In the material below, please retype the lines from the very first through the one with "const curve = pressure.map((p, i)", exactly and without pictures.

## Begin SOURCE MATERIAL

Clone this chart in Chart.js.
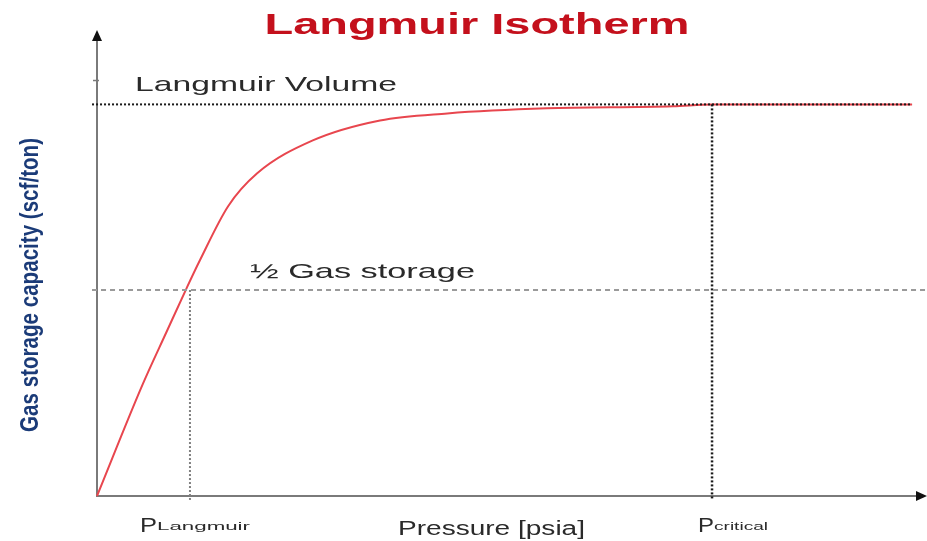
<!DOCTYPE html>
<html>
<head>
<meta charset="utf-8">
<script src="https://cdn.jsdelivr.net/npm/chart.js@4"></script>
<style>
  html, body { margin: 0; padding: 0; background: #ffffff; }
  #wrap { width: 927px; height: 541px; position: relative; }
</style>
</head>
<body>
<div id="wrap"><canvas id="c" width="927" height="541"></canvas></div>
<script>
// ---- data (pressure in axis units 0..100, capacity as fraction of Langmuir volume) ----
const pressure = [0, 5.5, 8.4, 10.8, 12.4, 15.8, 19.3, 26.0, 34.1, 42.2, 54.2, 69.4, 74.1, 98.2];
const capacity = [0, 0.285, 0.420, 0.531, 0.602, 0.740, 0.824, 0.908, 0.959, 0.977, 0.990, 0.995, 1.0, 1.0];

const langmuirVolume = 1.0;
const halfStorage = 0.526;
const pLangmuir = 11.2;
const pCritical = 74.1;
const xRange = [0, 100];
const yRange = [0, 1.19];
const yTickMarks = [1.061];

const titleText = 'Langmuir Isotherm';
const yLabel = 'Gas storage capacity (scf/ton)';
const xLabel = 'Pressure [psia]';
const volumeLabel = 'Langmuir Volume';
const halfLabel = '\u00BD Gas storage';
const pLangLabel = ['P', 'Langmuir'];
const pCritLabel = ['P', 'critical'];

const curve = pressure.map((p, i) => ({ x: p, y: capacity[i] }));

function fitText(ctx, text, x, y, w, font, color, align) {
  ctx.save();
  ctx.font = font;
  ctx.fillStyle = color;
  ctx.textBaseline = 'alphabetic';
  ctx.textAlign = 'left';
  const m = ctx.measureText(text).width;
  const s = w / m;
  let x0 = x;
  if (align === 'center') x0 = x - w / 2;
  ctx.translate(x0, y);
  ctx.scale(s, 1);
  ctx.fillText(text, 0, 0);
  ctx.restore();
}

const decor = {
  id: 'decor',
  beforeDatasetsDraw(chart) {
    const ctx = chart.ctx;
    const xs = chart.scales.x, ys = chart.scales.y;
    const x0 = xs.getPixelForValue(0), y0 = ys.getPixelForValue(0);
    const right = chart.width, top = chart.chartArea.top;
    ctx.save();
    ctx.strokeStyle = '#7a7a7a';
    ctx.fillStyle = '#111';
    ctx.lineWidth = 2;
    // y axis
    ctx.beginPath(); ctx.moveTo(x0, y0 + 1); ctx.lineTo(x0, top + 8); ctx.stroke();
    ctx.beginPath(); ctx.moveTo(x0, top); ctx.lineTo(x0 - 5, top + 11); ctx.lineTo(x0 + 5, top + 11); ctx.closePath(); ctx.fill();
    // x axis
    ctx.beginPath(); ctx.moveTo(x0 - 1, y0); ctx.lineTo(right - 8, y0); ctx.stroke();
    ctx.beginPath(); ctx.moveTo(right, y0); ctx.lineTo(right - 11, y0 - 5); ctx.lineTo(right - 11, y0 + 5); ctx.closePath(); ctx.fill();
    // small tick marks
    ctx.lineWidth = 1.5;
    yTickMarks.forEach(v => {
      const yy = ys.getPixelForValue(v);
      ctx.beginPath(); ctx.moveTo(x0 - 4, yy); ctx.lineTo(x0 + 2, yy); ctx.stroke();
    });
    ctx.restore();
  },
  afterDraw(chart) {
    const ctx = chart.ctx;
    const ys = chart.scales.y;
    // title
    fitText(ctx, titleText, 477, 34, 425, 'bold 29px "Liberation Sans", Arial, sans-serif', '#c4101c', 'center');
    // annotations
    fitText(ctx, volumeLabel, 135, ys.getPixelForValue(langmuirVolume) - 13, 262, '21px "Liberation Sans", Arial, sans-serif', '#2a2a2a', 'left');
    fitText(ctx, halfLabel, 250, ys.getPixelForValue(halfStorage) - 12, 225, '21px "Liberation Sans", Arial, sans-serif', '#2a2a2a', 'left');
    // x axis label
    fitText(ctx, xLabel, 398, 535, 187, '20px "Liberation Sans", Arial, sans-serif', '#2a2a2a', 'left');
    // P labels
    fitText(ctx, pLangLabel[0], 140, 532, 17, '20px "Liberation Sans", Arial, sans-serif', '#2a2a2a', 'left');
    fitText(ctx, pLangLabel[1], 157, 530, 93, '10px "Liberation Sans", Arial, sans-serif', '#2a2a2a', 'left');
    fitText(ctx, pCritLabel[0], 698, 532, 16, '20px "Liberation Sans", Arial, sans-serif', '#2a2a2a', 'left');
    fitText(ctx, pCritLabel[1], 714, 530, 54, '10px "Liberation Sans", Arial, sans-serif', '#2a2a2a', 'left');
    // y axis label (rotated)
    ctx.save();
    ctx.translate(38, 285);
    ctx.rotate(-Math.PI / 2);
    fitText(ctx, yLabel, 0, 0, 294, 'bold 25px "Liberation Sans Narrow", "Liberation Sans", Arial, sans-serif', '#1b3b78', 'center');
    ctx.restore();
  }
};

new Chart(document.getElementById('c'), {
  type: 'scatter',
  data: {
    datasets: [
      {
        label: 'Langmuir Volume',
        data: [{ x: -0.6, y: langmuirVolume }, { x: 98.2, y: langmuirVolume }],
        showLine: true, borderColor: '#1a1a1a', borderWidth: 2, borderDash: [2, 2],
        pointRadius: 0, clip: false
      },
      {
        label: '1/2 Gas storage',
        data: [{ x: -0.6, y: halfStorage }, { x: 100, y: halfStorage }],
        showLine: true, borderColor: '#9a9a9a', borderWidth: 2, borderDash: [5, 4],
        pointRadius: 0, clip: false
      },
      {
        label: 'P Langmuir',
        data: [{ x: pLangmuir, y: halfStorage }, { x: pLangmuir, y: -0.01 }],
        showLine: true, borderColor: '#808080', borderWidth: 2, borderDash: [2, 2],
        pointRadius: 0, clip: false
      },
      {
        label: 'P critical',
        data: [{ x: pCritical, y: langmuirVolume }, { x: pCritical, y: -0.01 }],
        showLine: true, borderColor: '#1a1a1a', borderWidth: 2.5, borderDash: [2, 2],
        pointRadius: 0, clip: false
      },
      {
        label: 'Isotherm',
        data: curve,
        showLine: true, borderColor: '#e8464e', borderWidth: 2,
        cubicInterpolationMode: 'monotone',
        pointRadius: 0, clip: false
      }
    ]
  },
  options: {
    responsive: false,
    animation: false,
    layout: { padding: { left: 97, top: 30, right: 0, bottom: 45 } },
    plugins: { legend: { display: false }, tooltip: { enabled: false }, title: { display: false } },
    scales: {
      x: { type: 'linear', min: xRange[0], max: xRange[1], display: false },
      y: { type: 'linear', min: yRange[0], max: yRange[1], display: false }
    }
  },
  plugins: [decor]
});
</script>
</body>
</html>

## End SOURCE MATERIAL

● **ANSWER FOR THE TASK**:
Clone this chart in Chart.js.
<!DOCTYPE html>
<html>
<head>
<meta charset="utf-8">
<script src="https://cdn.jsdelivr.net/npm/chart.js@4"></script>
<style>
  html, body { margin: 0; padding: 0; background: #ffffff; }
  #wrap { width: 927px; height: 541px; position: relative; }
</style>
</head>
<body>
<div id="wrap"><canvas id="c" width="927" height="541"></canvas></div>
<script>
// ---- data (pressure in axis units 0..100, capacity as fraction of Langmuir volume) ----
const pressure = [0, 5.5, 8.4, 10.8, 12.4, 15.8, 19.3, 26.0, 34.1, 42.2, 54.2, 69.4, 74.1, 98.2];
const capacity = [0, 0.285, 0.420, 0.531, 0.602, 0.740, 0.824, 0.908, 0.959, 0.977, 0.990, 0.995, 1.0, 1.0];

const langmuirVolume = 1.0;
const halfStorage = 0.526;
const pLangmuir = 11.2;
const pCritical = 74.1;
const xRange = [0, 100];
const yRange = [0, 1.19];
const yTickMarks = [1.061];

const titleText = 'Langmuir Isotherm';
const yLabel = 'Gas storage capacity (scf/ton)';
const xLabel = 'Pressure [psia]';
const volumeLabel = 'Langmuir Volume';
const halfLabel = '\u00BD Gas storage';
const pLangLabel = ['P', 'Langmuir'];
const pCritLabel = ['P', 'critical'];

const curve = pressure.map((p, i) => ({ x: p, y: capacity[i] }));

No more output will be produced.